Member of the National Assembly of Armenia
- Parliamentary group: My Step Alliance

Personal details
- Born: November 15, 1984 (age 41) Yerevan, Armenian SSR, Soviet Union
- Party: Independent
- Education: Yerevan State University

= Hamazasp Danielyan =

Armenian politician

Hamazasp Danielyan (Համազասպ Գրիգորի Դանիելյան; born 15 November 1984) is an Armenian political figure and a current Member of Parliament.

Danielyan is a member of OSCE Parliamentary Assembly, as well as the chair of Armenia-Slovakia parliamentary friendship group.

Danielyan is the co-ordinator of the Parliamentary Working Group on Electoral Reform, tasked with making amendments to the Armenian Electoral Code. In 2018, he also served on a Prime Minister's Special Commission on Electoral Reform, which brought forward a number of amendments that ultimately failed to pass in Parliament, which, at that time, was still dominated by the Republican Party of Armenia.

== Education and professional career ==
Danielyan graduated from Yerevan State University in 2006, with a degree in Political Science. In 2009, he defended his PhD thesis on the influence of external political factors on Armenia's democratization process.

Between 2009 and 2017 he taught as a lecturer at Yerevan State University in the areas of political science, public administration, diaspora studies, and journalism.

From 2016 and up until his election as a member of National Assembly, Danielyan serves as the Adviser to Programmes in Armenia of the Calouste Gulbenkian Foundation and focal point in country.

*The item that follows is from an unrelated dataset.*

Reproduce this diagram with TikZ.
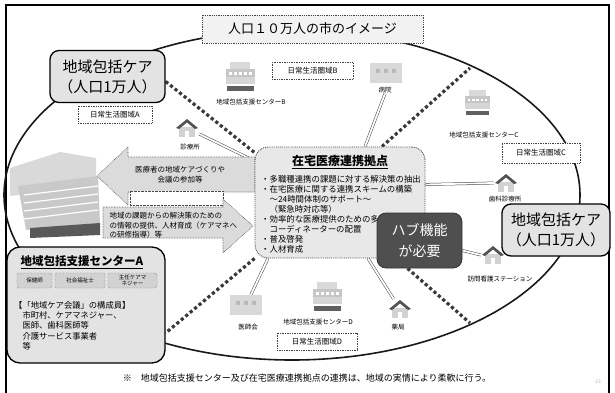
\documentclass[tikz,border=0pt]{standalone}
\usepackage{fontspec}
\setmainfont{Noto Sans CJK JP}
\usetikzlibrary{positioning,backgrounds}
\newcommand{\fsize}[1]{\fontsize{#1}{#1}\selectfont}
\tikzset
{
    titlebox/.style   = {draw=gray!55!black, densely dotted, line width=0.8pt, fill=gray!10, minimum width=221pt, minimum height=28pt, font=\fsize{13}},
    carebox/.style    = {draw=black, line width=1.3pt, rounded corners=9pt, fill=gray!22, align=center, inner sep=0pt, minimum width=#1, minimum height=52pt, font=\fontsize{15}{20}\selectfont},
    hubbox/.style     = {draw=black!80, line width=0.8pt, rounded corners=9pt, fill=gray!62!black, text=white, align=center, minimum width=85pt, minimum height=55pt, font=\fontsize{14}{21}\selectfont},
    basebox/.style    = {draw=gray!55!black, densely dotted, line width=0.9pt, rounded corners=13pt, fill=gray!18, minimum width=170pt, minimum height=111pt},
    centerbox/.style  = {draw=black, line width=1.3pt, rounded corners=13pt, fill=gray!22, minimum width=158pt, minimum height=116pt},
    areabox/.style    = {draw=gray!50!black, densely dotted, line width=0.7pt, fill=white, inner sep=0pt, minimum height=17pt, font=\fsize{7.5}},
    stafftag/.style   = {draw=gray!50!black, densely dotted, rounded corners=2pt, fill=gray!35, align=center, inner sep=0pt, minimum height=15pt, font=\fontsize{5.5}{6}\selectfont},
    facility/.style   = {inner sep=0.5pt, font=\fsize{6.5}},
    iconspot/.style   = {inner sep=0pt, minimum width=24pt, minimum height=20pt},
    linkline/.style   = {draw=gray!55!black, line width=0.5pt, double=white, double distance=1.8pt},
    borderline/.style = {draw=gray!45!black, line width=3.2pt, dash pattern=on 3.2pt off 2.6pt},
    blockarrow/.style = {draw=gray!55!black, densely dotted, line width=0.6pt, fill=gray!28},
    homeicon/.pic = {
        \fill[gray!35] (-8,-1) rectangle (8,9);
        \fill[gray!65!black] (-11,0) -- (0,-9) -- (11,0) -- (8,1) -- (0,-5.5) -- (-8,1) -- cycle;
        \fill[white] (-2,3) rectangle (2,9);
    },
    officeicon/.pic = {
        \fill[gray!30] (-11,-16) rectangle (9,-9);
        \fill[gray!45] (-15,-9) rectangle (14,-1);
        \fill[gray!32] (-15,-1) rectangle (14,6);
        \fill[gray!75!black] (-14,8) rectangle (13,13);
        \foreach \wx in {-12,-7,...,10}
            \fill[white] (\wx,-6) rectangle ++(3,3);
    },
    boxicon/.pic = {
        \fill[gray!30] (-16,-10) rectangle (16,10);
        \foreach \wx in {-10,-2,6}
            \fill[gray!55] (\wx,-4) rectangle ++(4,4);
    }
}

\begin{document}
\begin{tikzpicture}[x=1pt, y=-1pt]
\useasboundingbox (0,0) rectangle (615,393);

% big hospital building
\fill[gray!30] (10,168) -- (60,152) -- (96,158) -- (96,185) -- (10,196) -- cycle;
\fill[gray!42] (18,186) -- (98,176) -- (100,224) -- (26,230) -- cycle;
\foreach \k in {0,1,2,3}
    \draw[white, line width=1.2pt] (24,{195+8*\k}) -- (98,{186+8*\k});
\fill[gray!70!black] (30,228) -- (100,223) -- (100,235) -- (30,238) -- cycle;

% block arrows
\draw[blockarrow] (255,157) -- (128,157) -- (128,147) -- (97,176) -- (128,205) -- (128,192) -- (255,192) -- cycle;
\draw[gray!55!black, densely dotted, fill=white] (130,191) rectangle (223,205);
\draw[blockarrow] (103,207) -- (223,207) -- (223,199) -- (253,226) -- (223,253) -- (223,238) -- (103,238) -- cycle;
\node[align=center, font=\fontsize{7.5}{10}\selectfont] (toArea) at (180,175) {医療者の地域ケアづくりや\\会議の参加等};
\node[align=left, anchor=north west, font=\fontsize{7.5}{9.5}\selectfont] (toBase) at (106,209) {地域の課題からの解決策のための\\の情報の提供、人材育成（ケアマネへ\\の研修指導）等};

% boxes
\node[titlebox] (cityTitle) at (312.5,29) {人口１０万人の市のイメージ};
\node[basebox] (base) at (340,202.5) {};
\node[font=\bfseries\fsize{12}] (baseTitle) at (340,162) {\underline{在宅医療連携拠点}};
\node[anchor=north west, align=left, inner sep=0pt, font=\fontsize{8.4}{10}\selectfont] (baseList) at (261,175) {・多職種連携の課題に対する解決策の抽出\\・在宅医療に関する連携スキームの構築\\　～24時間体制のサポート～\\　（緊急時対応等）\\・効率的な医療提供のための多職種連携\\　コーディネーターの配置\\・普及啓発\\・人材育成};
\node[hubbox] (hub) at (419.5,240.5) {ハブ機能\\が必要};

\node[centerbox] (centerA) at (86,305) {};
\node[anchor=west, font=\bfseries\fsize{11.5}] (centerTitle) at (17,262) {\underline{地域包括支援センターA}};
\node[stafftag, minimum width=35pt] (nurseTag) at (34.5,280.5) {保健師};
\node[stafftag, minimum width=50pt] (socialTag) at (80,280.5) {社会福祉士};
\node[stafftag, minimum width=49pt] (managerTag) at (132.5,280.5) {主任ケアマ\\ネジャー};
\node[anchor=north west, align=left, inner sep=0pt, font=\fontsize{8.3}{10.3}\selectfont] (members) at (14,301) {【「地域ケア会議」の構成員】\\　市町村、ケアマネジャー、\\　医師、歯科医師等\\　介護サービス事業者\\　等};

\node[carebox=115pt] (careL) at (107.5,76.5) {地域包括ケア\\（人口1万人）};
\node[carebox=108pt] (careR) at (556,230) {地域包括ケア\\（人口1万人）};

\node[areabox, minimum width=74pt] (areaA) at (115,114.5) {日常生活圏域A};
\node[areabox, minimum width=81pt] (areaB) at (312.5,71) {日常生活圏域B};
\node[areabox, minimum width=78pt, minimum height=20pt] (areaC) at (541,153) {日常生活圏域C};
\node[areabox, minimum width=80pt] (areaD) at (317,341.5) {日常生活圏域D};

% facilities
\pic at (241,78) {officeicon};
\node[iconspot] (supportBicon) at (241,78) {};
\node[facility] (supportB) at (251,102) {地域包括支援センターB};
\pic at (386,73) {boxicon};
\node[iconspot] (hospitalicon) at (386,73) {};
\node[facility] (hospital) at (385,90) {病院};
\pic[scale=0.85] at (478,104) {officeicon};
\node[iconspot] (supportCicon) at (478,104) {};
\node[facility] (supportC) at (484,135) {地域包括支援センターC};
\pic at (187,128) {homeicon};
\node[iconspot] (clinicicon) at (187,128) {};
\node[facility] (clinic) at (190,147) {診療所};
\pic at (506,183) {homeicon};
\node[iconspot] (dentalicon) at (506,183) {};
\node[facility] (dental) at (505,199) {歯科診療所};
\pic at (493,255) {homeicon};
\node[iconspot] (visiticon) at (493,255) {};
\node[facility] (visit) at (500,279) {訪問看護ステーション};
\pic at (400,309) {homeicon};
\node[iconspot] (pharmacyicon) at (400,309) {};
\node[facility] (pharmacy) at (398,327) {薬局};
\pic at (328,298) {officeicon};
\node[iconspot] (supportDicon) at (328,298) {};
\node[facility] (supportD) at (318,322) {地域包括支援センターD};
\pic at (246,305) {boxicon};
\node[iconspot] (doctorsicon) at (246,305) {};
\node[facility] (doctors) at (248,327) {医師会};

\node[font=\fsize{9}] (note) at (307,378) {※　地域包括支援センター及び在宅医療連携拠点の連携は、地域の実情により柔軟に行う。};
\node[font=\fsize{5}, text=gray!60] (page) at (598,382) {33};

\coordinate (neEnd) at (470,68);
\coordinate (seEnd) at (470,323);

\begin{scope}[on background layer]
\draw[line width=1.3pt] (6,393) -- (6,5) -- (609,5) -- (609,393);
\draw[line width=1.6pt, gray!20!black] (292,195) ellipse [x radius=288pt, y radius=165pt];
\draw[borderline] ([yshift=-5pt]careL.east) -- ([yshift=-6pt]base.north west);
\draw[borderline] ([xshift=42pt]base.north) -- (neEnd);
\draw[borderline] ([xshift=-12pt]hub.south) -- (seEnd);
\draw[borderline] (base.south west) -- ([yshift=-28pt]centerA.east);
\draw[linkline] (base) -- (clinicicon);
\draw[linkline] ([xshift=25pt]base.north) -- (hospital.south);
\draw[linkline] ([yshift=18pt]base.east) -- (dentalicon.west);
\draw[linkline] ([yshift=-10pt]hub.east) -- (visiticon.west);
\draw[linkline] ([xshift=28pt]base.south) -- (pharmacyicon);
\draw[linkline] ([xshift=-72pt]base.south) -- (doctorsicon);
\end{scope}
\end{tikzpicture}
\end{document}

Since 2014 member of International Political Science Association (IPSA), participant of 23rd IPSA World Congress in Montreal (2014), 24th IPSA World Congress in Poznan (2016).

== Political career ==

Following the 2018 Armenian revolution, during the early elections that took place on December 9, 2018, Danielyan was included on the My Step Alliance national party list, occupying the 66th position. He became one of the 88 My Step MPs elected to the National Assembly, taking office in January 2019.